As someone who is intimately familiar with the ongoing struggle of providing high-quality, coordinated care to patients, I couldn’t agree more.

— Bruce Lawrence is the former president and CEO of INTEGRIS Health (Oklahoma’s largest health care system) and current board of directors advisor for data enrichment and integration technology company Verinovum. He can be reached at bruce_lawrence@outlook.com.

 

TEFCA NEWS TIMELINE
• December 13, 2016: The 21st Century Cures Act is signed into law, designed to help accelerate medical product development and bring new innovations and advances to patients who need them faster and more efficiently.
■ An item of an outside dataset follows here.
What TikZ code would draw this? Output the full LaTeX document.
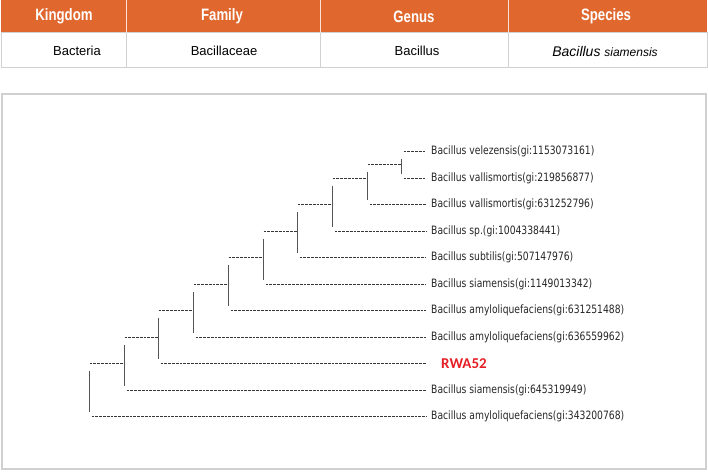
\documentclass[tikz,border=0pt]{standalone}
\usepackage{fontspec}
\setmainfont{Liberation Sans}
\newfontfamily\headfont[FakeStretch=0.8]{Liberation Sans}
\newfontfamily\treefont[FakeStretch=0.8]{DejaVu Sans}
\newfontfamily\tagfont{Carlito}
\usetikzlibrary{positioning, calc}

\definecolor{hdrorange}{RGB}{224,104,46}
\definecolor{rulegray}{RGB}{208,208,208}
\definecolor{branchgray}{RGB}{55,55,55}
\definecolor{tagred}{RGB}{228,30,36}

\begin{document}
\begin{tikzpicture}[x=1pt, y=-1pt,
        hdr/.style={font=\headfont\bfseries\fontsize{16.5}{18}\selectfont, text=white},
        cell/.style={font=\fontsize{13}{15}\selectfont, text=black},
        leaf/.style={font=\treefont\fontsize{11.5}{13}\selectfont, text=black!85, anchor=west, inner xsep=5pt, inner ysep=1pt},
        branch/.style={draw=branchgray, line width=1.6pt, dash pattern=on 2.8pt off 1pt},
        joint/.style={draw=branchgray!85, line width=1.2pt}]
        \useasboundingbox (0,0) rectangle (708,473);

        % taxonomy table
        \fill[hdrorange] (1,0) rectangle (707,33);
        \draw[rulegray, line width=1pt] (1,33) rectangle (707,68);
        \foreach \cx in {126,320,508} {
            \draw[white!80!hdrorange, line width=1pt] (\cx,0) -- (\cx,33);
            \draw[rulegray, line width=1pt] (\cx,33) -- (\cx,68);
        }
        \node[hdr] (kingdom) at (64,16.5) {Kingdom};
        \node[hdr] (family)  at (222,16.5) {Family};
        \node[hdr] (genus)   at (414,16.5) {Genus};
        \node[hdr] (species) at (606,16.5) {Species};
        \node[cell] (bacteria) at (77,51) {Bacteria};
        \node[cell] (bacillaceae) at (224,51) {Bacillaceae};
        \node[cell] (bacillus) at (417,51) {Bacillus};
        \node[cell] (siamensis) at (605,51) {\itshape\fontsize{14}{16}\selectfont Bacillus \fontsize{12}{14}\selectfont siamensis};

        % tree frame
        \draw[rulegray, line width=1.3pt] (2,94) rectangle (706,469);

        % joints (x, y of the incoming branch)
        \coordinate (j1) at (401.5,164.5);
        \foreach \k in {2,...,10}
            \coordinate (j\k) at ({round(401.3-34.7*(\k-1))+0.5}, {round(151+26.5*(\k-1))+0.5});

        % leaves
        \foreach \i/\txt in {1/{Bacillus velezensis(gi:1153073161)},
                             2/{Bacillus vallismortis(gi:219856877)},
                             3/{Bacillus vallismortis(gi:631252796)},
                             4/{Bacillus sp.(gi:1004338441)},
                             5/{Bacillus subtilis(gi:507147976)},
                             6/{Bacillus siamensis(gi:1149013342)},
                             7/{Bacillus amyloliquefaciens(gi:631251488)},
                             8/{Bacillus amyloliquefaciens(gi:636559962)},
                             10/{Bacillus siamensis(gi:645319949)},
                             11/{Bacillus amyloliquefaciens(gi:343200768)}}
            \node[leaf] (l\i) at (426, {round(151+26.5*(\i-1))+0.5}) {\txt};
        \node[leaf, inner xsep=15pt, text=tagred, font=\tagfont\bfseries\fontsize{15}{17}\selectfont] (l9) at (426,363.5) {RWA52};

        % leaf branches
        \foreach \i/\p in {1/1,2/1,3/2,4/3,5/4,6/5,7/6,8/7,9/8,10/9,11/10}
            \draw[branch] ($(j\p |- l\i)+(2,0)$) -- (l\i.west);

        % inner branches
        \foreach \k/\p in {1/2,2/3,3/4,4/5,5/6,6/7,7/8,8/9,9/10}
            \draw[branch] (j\p |- j\k) -- (j\k);

        % verticals
        \draw[joint] ($(j1 |- l1)+(0,7)$) -- ($(j1 |- l2)+(0,-5)$);
        \foreach \k/\c/\i in {2/1/3,3/2/4,4/3/5,5/4/6,6/5/7,7/6/8,8/7/9,9/8/10,10/9/11}
            \draw[joint] ($(j\k |- j\c)+(0,7)$) -- ($(j\k |- l\i)+(0,-5)$);
\end{tikzpicture}
\end{document}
Part of the Cures Act is a mandate to define standards for data interoperability.

• January 2018: The Office of the National Coordinator for Health Information Technology (ONC) releases the first draft of the Trusted Exchange Framework and Common Agreement (TEFCA), which is intended to meet the mandate that was part of the Cures Act, for public comment.

• April 19, 2019: ONC releases the long-awaited second draft of TEFCA, part of the 21st Century Cures Act that was first introduced in 2016.

• May 22, 2019: The Health IT Advisory Committee (HITAC), a government group established under the 21st Century Cures Act to advise ONC, finalizes its recommendations on the proposed TEFCA ruling. HITAC recommendations include implementing a two-tiered payment system to help IT vendors with interoperability-associated costs, removing price transparency stipulations, and eliminating the data segmentation for privacy provision that would allow patients to pick and choose which elements of their health record providers can access.

• July 23, 2019: The ONC puts out a request for public comments on the Interoperability Standards Advisory, “a dynamic, coordinated catalog of the standards and implementation specifications that can be used to meet interoperability needs in health care,” which “continues to serve as the industry’s primary source of input on the interoperability standards that are a best fit for a particular health information technology use case, and plays a key role in ONC’s efforts to implement the 21st Century Cures Act.” The comment period closes September 23.